One Japanese-American citizen took his case all the way to the Supreme Court in 1944 and lost (Korematsu v. United States). The court limited its decision to the order, and avoided the issue of whether the country was incarcerating U.S. citizens without due process.

Berk said that in order to start rounding up Japanese-Americans, notices were posted by the military on telephone poles in her Los Angeles neighborhood. 

“There was tremendous prejudice against the Japanese from the time they arrived in the U.S.,” Berk said, “and the war was just an excuse to get rid of us. It was the same rhetoric I hear today [about Muslims]. Some would say we went willingly to these camps — but if we didn’t, we’d be imprisoned.”

The posted signs gave Japanese-American families and individuals only two weeks to sell their homes, quit their jobs, find homes for their pets and get rid of all their belongings before being taken to one of the settlement camps. 

“Two suitcases and a few plates were all we could take,” Berk said. “We didn’t know how long we’d be gone and people had to make some very painful decisions.”

Berk observed that the term “camp” was a misnomer — it was really a prison. 

“We were behind barbed wire with armed guards and searchlights,” she described. The family was first taken to what is now Santa Anita racetrack, then called Tuna Canyon Detention Station. 

At Tuna Canyon, the Yamashiro family was assigned to a former horse stable as their living quarters. 

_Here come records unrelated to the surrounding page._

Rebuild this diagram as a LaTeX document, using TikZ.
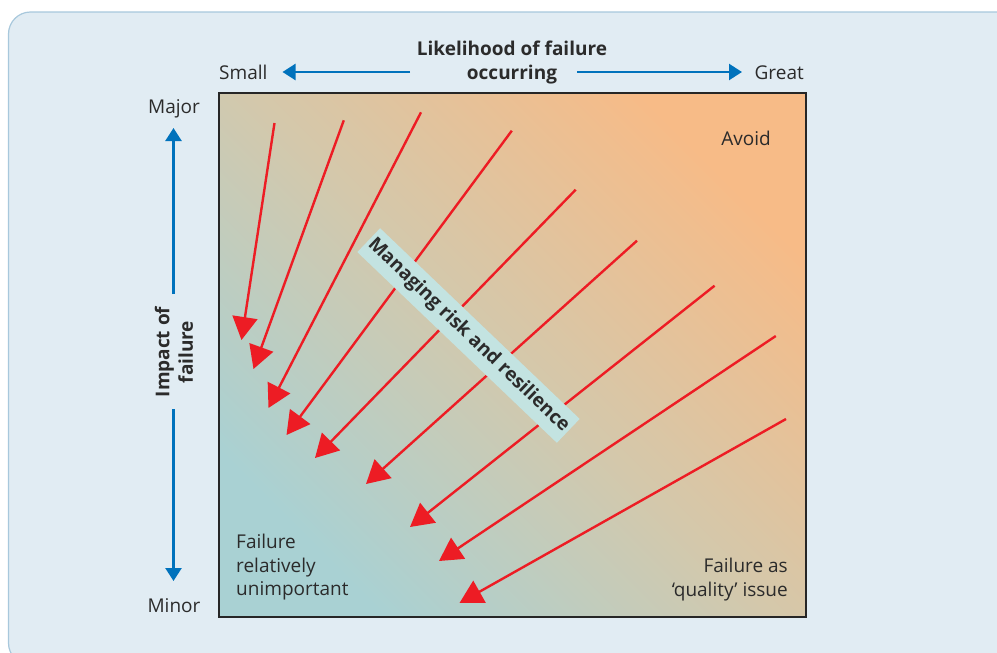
\documentclass[tikz,border=0pt]{standalone}
\usepackage{fontspec}
\setmainfont{Open Sans}
\usetikzlibrary{arrows.meta}
\definecolor{panelfill}{HTML}{E1ECF3}
\definecolor{panelline}{HTML}{A8C8DC}
\definecolor{hotc}{HTML}{F7BB87}
\definecolor{midc}{HTML}{D4C8AB}
\definecolor{coolc}{HTML}{A9D1D3}
\definecolor{redc}{HTML}{ED1C24}
\definecolor{bluec}{HTML}{0072BC}
\definecolor{txt}{HTML}{2B2B2B}
\definecolor{boxteal}{HTML}{C3E3E1}
\tikzset{
  lbl/.style={text=txt, font=\fontsize{19}{23.5}\selectfont, inner sep=0pt},
  blbl/.style={text=txt, font=\fontsize{19}{23.5}\selectfont\bfseries, inner sep=0pt},
  redarrow/.style={draw=redc, line width=2.4pt, -{Triangle[length=23pt,width=25pt]}},
  bluearrow/.style={draw=bluec, line width=2.4pt, -{Triangle[length=13pt,width=16pt]}},
}
\begin{document}
\begin{tikzpicture}[x=1pt,y=-1pt]
\useasboundingbox (0,0) rectangle (997,653);
% panel
\draw[panelline, fill=panelfill, line width=1.2pt, rounded corners=22pt] (8.5,12) rectangle (1020,665);
% square with gradient
\path[top color=hotc, bottom color=coolc, middle color=midc, shading angle=-45] (219,93) rectangle (806,617);
\draw[draw=black!85, line width=2pt] (219,93) rectangle (806,617);
% red arrows
\coordinate (s1) at (274.5,123);   \coordinate (t1) at (241.5,340);
\coordinate (s2) at (343.8,120.3); \coordinate (t2) at (253.5,369);
\coordinate (s3) at (421,112.3);   \coordinate (t3) at (268.5,408);
\coordinate (s4) at (511.8,130.7); \coordinate (t4) at (286.5,435);
\coordinate (s5) at (575.7,189.7); \coordinate (t5) at (315,458);
\coordinate (s6) at (637,240.7);   \coordinate (t6) at (366,484);
\coordinate (s7) at (714.6,285.7); \coordinate (t7) at (410,527);
\coordinate (s8) at (775.8,336);   \coordinate (t8) at (439,561);
\coordinate (s9) at (786,419);     \coordinate (t9) at (459.5,603);
\foreach \i in {1,...,9} {\draw[redarrow] (s\i) -- (t\i);}
% diagonal label
\node[blbl, rotate=-43.7, fill=boxteal, minimum width=276pt, minimum height=33pt] (mrr) at (468.5,335.5) {Managing risk and resilience};
% corner labels
\node[lbl, anchor=base east] (avoid) at (771,145) {Avoid};
\node[lbl, anchor=north west, align=left] (unimp) at (236,534) {Failure\\relatively\\unimportant};
\node[lbl, anchor=north east, align=right] (qual) at (788,558) {Failure as\\‘quality’ issue};
% top axis
\node[blbl, align=center] (lik) at (512,62.5) {Likelihood of failure\\occurring};
\node[lbl, anchor=base west] (small) at (219,79) {Small};
\node[lbl, anchor=base east] (great) at (804,79) {Great};
\coordinate (hl0) at (410,72); \coordinate (hl1) at (282.5,72);
\coordinate (hr0) at (577,72); \coordinate (hr1) at (742,72);
\draw[bluearrow] (hl0) -- (hl1);
\draw[bluearrow] (hr0) -- (hr1);
% left axis
\node[lbl] (major) at (174,109) {Major};
\node[lbl] (minor) at (174,606) {Minor};
\node[blbl, rotate=90, align=center] (imp) at (174,352) {Impact of\\failure};
\coordinate (vt0) at (173.5,294); \coordinate (vt1) at (173.5,128);
\coordinate (vb0) at (173.5,409); \coordinate (vb1) at (173.5,581);
\draw[bluearrow] (vt0) -- (vt1);
\draw[bluearrow] (vb0) -- (vb1);
\end{tikzpicture}
\end{document}
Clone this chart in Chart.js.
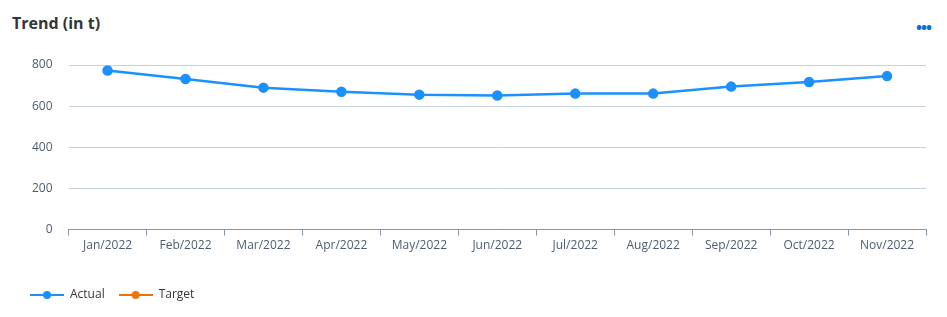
<!DOCTYPE html>
<html>
<head>
<meta charset="utf-8">
<script src="https://cdn.jsdelivr.net/npm/chart.js@4"></script>
<style>
  html, body { margin:0; padding:0; background:#fff; }
  #wrap { position:relative; width:947px; height:317px; font-family:'Open Sans', 'Liberation Sans', sans-serif; }
  #title { position:absolute; left:12px; top:12px; font-size:16px; font-weight:bold; color:#32363a; }
  #more { position:absolute; left:916px; top:16px; font-size:16px; font-weight:bold; color:#0a6ed1; letter-spacing:-1px; }
  canvas { position:absolute; left:0; top:0; }
</style>
</head>
<body>
<div id="wrap">
  <div id="title">Trend (in t)</div>
  <div id="more">•••</div>
  <canvas id="trend-chart" width="947" height="317"></canvas>
</div>
<script>
'use strict';

// ── Data ──
const months  = ['Jan/2022','Feb/2022','Mar/2022','Apr/2022','May/2022','Jun/2022',
                 'Jul/2022','Aug/2022','Sep/2022','Oct/2022','Nov/2022'];
const actual  = [773, 732, 690, 670, 656, 652, 661, 661, 695, 717, 746];
const target  = [];
const yTicks  = [0, 200, 400, 600, 800];

const BLUE   = '#1b90ff';
const ORANGE = '#e9730c';
const FONT   = "'Open Sans', 'Liberation Sans', sans-serif";

// legend marker: short line with a dot in the middle
function legendMarker(color) {
  const c = document.createElement('canvas');
  c.width = 34; c.height = 10;
  const g = c.getContext('2d');
  g.strokeStyle = color; g.lineWidth = 2;
  g.beginPath(); g.moveTo(0, 5); g.lineTo(34, 5); g.stroke();
  g.fillStyle = color;
  g.beginPath(); g.arc(17, 5, 4, 0, Math.PI * 2); g.fill();
  return c;
}

const ctx = document.getElementById('trend-chart').getContext('2d');

new Chart(ctx, {
  type: 'line',
  data: {
    labels: months,
    datasets: [
      {
        label: 'Actual',
        data: actual,
        borderColor: BLUE,
        backgroundColor: BLUE,
        borderWidth: 2.5,
        pointRadius: 4,
        pointHoverRadius: 5,
        tension: 0,
      },
      {
        label: 'Target',
        data: target,
        borderColor: ORANGE,
        backgroundColor: ORANGE,
        borderWidth: 2.5,
        pointRadius: 4,
      }
    ]
  },
  options: {
    responsive: false,
    animation: false,
    layout: { padding: { top: 65, right: 21, left: 16, bottom: 6 } },
    plugins: {
      title: { display: false },
      tooltip: { enabled: false },
      legend: {
        position: 'bottom',
        align: 'start',
        labels: {
          color: '#32363a',
          font: { family: FONT, size: 12 },
          padding: 14,
          usePointStyle: true,
          pointStyleWidth: 34,
          boxHeight: 10,
          generateLabels(chart) {
            return chart.data.datasets.map((ds, i) => ({
              text: ds.label,
              fontColor: '#32363a',
              pointStyle: legendMarker(ds.borderColor),
              datasetIndex: i,
              hidden: false,
              lineWidth: 0,
            }));
          }
        }
      }
    },
    scales: {
      x: {
        offset: true,
        border: { color: '#8696a9', width: 1 },
        grid: { display: true, drawOnChartArea: false, drawTicks: true, tickLength: 6, color: '#8696a9', offset: true },
        ticks: { color: '#4d5d70', font: { family: FONT, size: 12 }, maxRotation: 0, padding: 3 },
        afterFit(scale) { scale.height += 19; },
      },
      y: {
        min: 0,
        max: 800,
        afterBuildTicks(axis) { axis.ticks = yTicks.map(v => ({ value: v })); },
        border: { display: false },
        grid: { color: '#c9d1d9', drawTicks: false, lineWidth: 1 },
        ticks: { color: '#4d5d70', font: { family: FONT, size: 12 }, padding: 16 },
      }
    }
  }
});
</script>
</body>
</html>
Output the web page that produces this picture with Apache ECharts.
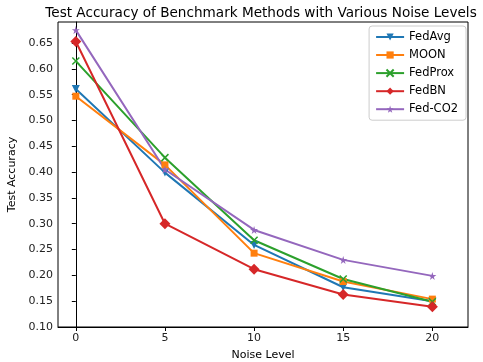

“The stench was severe, and we slept on mattresses filled with straw from the stable,” she recounted. “Any visitors had to stand 10 feet away from the barbed wire fence and speak English only — no Japanese; there were communal bathrooms with no privacy, and each girl was issued two dresses and one pair of shoes per year.”

The parents tried to set a good example for the children. 

“Most Japanese parents never complain or protest, or show they’re upset. So I never saw my father angry and I never saw my mother cry in the camp,” Berk recalled. “In camp, my mother sewed. They had the strength to carry on and be the best they could be under these horrible conditions and keep us children from being frightened.”

Phil Shigekuni, 83, an audience member and board member of the San Fernando Valley Japanese American Citizens League, was also put in an internment camp as a child. 

“The worst part was feeling less than an American citizen, like an outsider,” he said. “It damaged my confidence and I never recovered from this experience. Neither the mayor, the California legislature or the national ACLU supported us — we didn’t have a friend. We were urged by our Japanese leaders to cooperate.”

“It’s a good example of how badly people can be treated in a country as great as ours,” Berk summarized. “With what’s going on today, we must protect those who need our protection.”

“Only the Oaks Remain: The Story of Tuna Canyon Detention Station” is a special exhibit on display at the Japanese American National Museum, 100 N. Central Ave., Los Angeles, until April 9, 2017.